La révolution de février ouvrit les portes des prisons. Cela signifiait la liberté pour les camarades qui, bien
que polonaisEs de naissance, s’étaient surtout impliquéEs dans le mouvement russe. Quand la guerre
mondiale prit fin, ils/elles purent rentrer en Pologne. Du mouvement florissant d’avant ils/elles ne purent
retrouver trace. La génération montante, ayant été nourrie des romantiques « désillusions de
l’indépendance nationale », ne savait rien de l’anarchisme et les masses étaient intoxiquées par la création
de leur « propre » Pologne indépendante. Influencée par la vague révolutionnaire venant de l’Est et qui se
répercutait en Europe centrale, la Pologne allait devenir une « république populaire ». Des conseils
ouvriers furent formés et à Lublin un gouvernement populaire fut constitué qui fut en fonction plus tard
en tant que gouvernement socialiste emmené par Moraczewski. Au même moment, l’ancien Parti Social-
Démocrate de Pologne et de Lituanie rejoignit l’aile gauche du Parti Socialiste Polonais (PSP) pour
former le Parti Communiste Ouvrier de Pologne, qui appela une Pologne désormais libérée du Tsar à
tendre la main de l’amitié à la classe ouvrière russe, elle-même libérée du joug.
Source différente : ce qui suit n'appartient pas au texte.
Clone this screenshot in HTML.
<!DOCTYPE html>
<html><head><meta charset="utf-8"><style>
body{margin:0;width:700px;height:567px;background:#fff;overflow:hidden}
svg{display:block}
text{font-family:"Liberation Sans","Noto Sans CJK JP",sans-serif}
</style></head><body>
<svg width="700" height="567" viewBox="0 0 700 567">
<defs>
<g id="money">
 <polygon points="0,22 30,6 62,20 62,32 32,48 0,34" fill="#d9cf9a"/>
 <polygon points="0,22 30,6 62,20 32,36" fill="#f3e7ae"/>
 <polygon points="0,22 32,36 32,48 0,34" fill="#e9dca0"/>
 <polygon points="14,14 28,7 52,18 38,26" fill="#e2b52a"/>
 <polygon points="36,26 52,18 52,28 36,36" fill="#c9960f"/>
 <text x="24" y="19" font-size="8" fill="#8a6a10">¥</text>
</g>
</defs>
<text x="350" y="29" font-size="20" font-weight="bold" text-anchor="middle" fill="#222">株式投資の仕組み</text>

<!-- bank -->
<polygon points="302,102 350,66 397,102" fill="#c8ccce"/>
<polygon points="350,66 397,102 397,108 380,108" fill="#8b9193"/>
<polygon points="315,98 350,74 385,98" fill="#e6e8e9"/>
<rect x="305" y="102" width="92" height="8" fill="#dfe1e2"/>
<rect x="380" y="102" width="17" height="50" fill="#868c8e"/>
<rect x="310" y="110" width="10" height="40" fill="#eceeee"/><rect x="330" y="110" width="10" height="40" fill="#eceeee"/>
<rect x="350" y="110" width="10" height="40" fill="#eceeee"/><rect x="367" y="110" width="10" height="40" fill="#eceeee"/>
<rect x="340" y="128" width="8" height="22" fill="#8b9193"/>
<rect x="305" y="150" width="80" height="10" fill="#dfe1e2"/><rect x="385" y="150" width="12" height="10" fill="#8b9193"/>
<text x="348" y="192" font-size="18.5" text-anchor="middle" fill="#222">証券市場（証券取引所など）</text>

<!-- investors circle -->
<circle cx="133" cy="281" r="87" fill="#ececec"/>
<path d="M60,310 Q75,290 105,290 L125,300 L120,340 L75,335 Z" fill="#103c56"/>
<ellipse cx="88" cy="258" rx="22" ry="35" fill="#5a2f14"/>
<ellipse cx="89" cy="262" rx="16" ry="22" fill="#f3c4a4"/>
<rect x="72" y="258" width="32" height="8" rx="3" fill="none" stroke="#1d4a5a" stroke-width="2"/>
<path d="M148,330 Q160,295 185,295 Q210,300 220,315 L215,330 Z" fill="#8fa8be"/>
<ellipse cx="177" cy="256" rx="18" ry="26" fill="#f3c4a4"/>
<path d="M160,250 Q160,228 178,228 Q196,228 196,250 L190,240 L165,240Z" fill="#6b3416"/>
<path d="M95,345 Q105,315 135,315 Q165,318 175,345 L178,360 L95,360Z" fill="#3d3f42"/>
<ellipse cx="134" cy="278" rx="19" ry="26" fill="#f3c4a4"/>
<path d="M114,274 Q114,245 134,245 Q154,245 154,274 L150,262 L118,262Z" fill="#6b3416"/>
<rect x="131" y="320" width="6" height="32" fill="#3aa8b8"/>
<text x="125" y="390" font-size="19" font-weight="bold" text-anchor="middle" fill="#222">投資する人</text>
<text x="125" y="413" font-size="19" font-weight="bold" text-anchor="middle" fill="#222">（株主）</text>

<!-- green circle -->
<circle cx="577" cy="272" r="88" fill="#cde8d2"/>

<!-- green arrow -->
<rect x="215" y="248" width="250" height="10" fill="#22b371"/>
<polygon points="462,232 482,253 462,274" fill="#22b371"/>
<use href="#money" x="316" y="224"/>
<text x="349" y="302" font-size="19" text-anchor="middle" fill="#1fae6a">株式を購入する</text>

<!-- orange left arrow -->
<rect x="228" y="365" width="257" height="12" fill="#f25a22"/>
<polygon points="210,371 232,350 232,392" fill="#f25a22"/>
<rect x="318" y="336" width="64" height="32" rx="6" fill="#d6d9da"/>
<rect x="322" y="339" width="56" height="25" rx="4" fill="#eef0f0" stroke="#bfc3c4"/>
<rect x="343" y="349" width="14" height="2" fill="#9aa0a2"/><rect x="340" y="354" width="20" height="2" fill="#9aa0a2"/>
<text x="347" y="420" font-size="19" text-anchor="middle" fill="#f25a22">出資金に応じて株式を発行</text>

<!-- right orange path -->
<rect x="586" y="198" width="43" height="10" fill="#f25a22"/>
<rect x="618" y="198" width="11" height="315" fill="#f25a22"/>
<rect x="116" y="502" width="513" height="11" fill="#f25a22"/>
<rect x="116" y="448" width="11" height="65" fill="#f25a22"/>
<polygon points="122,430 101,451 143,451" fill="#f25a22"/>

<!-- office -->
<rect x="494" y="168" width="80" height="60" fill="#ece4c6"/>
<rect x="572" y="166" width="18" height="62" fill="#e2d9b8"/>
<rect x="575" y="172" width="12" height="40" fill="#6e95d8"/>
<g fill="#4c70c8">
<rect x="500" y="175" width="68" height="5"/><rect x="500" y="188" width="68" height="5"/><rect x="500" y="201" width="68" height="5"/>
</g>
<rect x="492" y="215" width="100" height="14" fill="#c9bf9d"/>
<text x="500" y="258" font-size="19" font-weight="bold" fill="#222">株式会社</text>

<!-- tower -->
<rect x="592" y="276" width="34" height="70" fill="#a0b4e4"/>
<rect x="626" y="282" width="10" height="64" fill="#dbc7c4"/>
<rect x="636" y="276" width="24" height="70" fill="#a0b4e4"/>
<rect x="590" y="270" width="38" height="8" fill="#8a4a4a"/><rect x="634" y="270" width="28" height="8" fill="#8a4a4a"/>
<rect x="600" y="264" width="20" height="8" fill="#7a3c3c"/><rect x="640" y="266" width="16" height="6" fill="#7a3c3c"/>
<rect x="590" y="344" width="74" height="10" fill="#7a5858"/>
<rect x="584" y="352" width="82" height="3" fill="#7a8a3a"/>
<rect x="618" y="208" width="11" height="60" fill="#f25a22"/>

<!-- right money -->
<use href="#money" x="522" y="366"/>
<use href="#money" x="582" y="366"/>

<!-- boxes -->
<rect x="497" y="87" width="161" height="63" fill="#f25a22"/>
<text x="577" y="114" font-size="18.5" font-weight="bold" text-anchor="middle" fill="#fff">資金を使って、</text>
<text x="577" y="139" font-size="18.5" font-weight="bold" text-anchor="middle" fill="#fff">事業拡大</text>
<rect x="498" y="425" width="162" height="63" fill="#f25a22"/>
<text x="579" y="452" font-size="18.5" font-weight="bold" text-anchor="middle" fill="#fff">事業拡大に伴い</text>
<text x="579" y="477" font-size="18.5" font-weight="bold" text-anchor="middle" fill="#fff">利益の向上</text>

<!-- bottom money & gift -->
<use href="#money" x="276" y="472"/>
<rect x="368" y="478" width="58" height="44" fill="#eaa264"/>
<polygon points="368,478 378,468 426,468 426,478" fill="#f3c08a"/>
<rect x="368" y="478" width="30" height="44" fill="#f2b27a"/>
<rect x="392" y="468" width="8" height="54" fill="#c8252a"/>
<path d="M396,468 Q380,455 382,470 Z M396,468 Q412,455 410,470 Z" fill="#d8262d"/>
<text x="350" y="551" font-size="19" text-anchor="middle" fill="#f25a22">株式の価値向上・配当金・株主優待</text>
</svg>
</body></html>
Les nationalistes et
l’opportuniste Parti Socialiste de Pologne exploitèrent toutefois la proximité de la Russie et de
l’Allemagne à des fins très différentes. Ils trompèrent les masses en faisant croire que l’union avec la
Russie ou l’Allemagne, qu’elles soient révolutionnaires ou pas, signifiait le retour à la servitude dont
l’abolition avait coûté tellement de sang à la Pologne. Nourries des slogans patriotiques du PSP et du
Parti Travailliste National, les masses y placèrent leur confiance et auraient mis en pièces quiconque
aurait tenté de les priver de leur « liberté ». L’« héroïque retour du maréchal Pilsudski » (3) gagna
finalement les masses au parti de l’indépendance, Pilsudski étant connu depuis longtemps par elles
comme étant un camarade de combat. Mais le cours des évènements allait bientôt enseigner aux masses
une autre leçon. Pilsudski organisa une marche sur Kiev et déclencha un sanglant conflit avec le
prolétariat russe (4). Dû aux tactiques des commandants russes, qui ne se restreignaient pas simplement à
la défense des territoires révolutionnaires en danger, Pilsudski profita de l’opportunité pour prêter à ses
tentatives impérialistes les traits d’une « guerre défensive ». Toutes les distinctions de classe furent
repoussées à l’arrière plan, tandis que la propagande patriotique et nationaliste atteignaient leur apogée –
tout fut utilisé dans la lutte contre « l’invasion bolchevique » – et ainsi Pilsudski put regagner le prestige
qu’il avait perdu dans le sillage de la sanglante défaite à Kiev. Cela eut pour résultat l’échec complet de
tous les efforts faits par les socialistes populistes de la Pologne nouvellement « ressuscitée » ; dans la vie
politique et sociale du pays la route était maintenant ouverte aux réactions capitalistes et étatistes.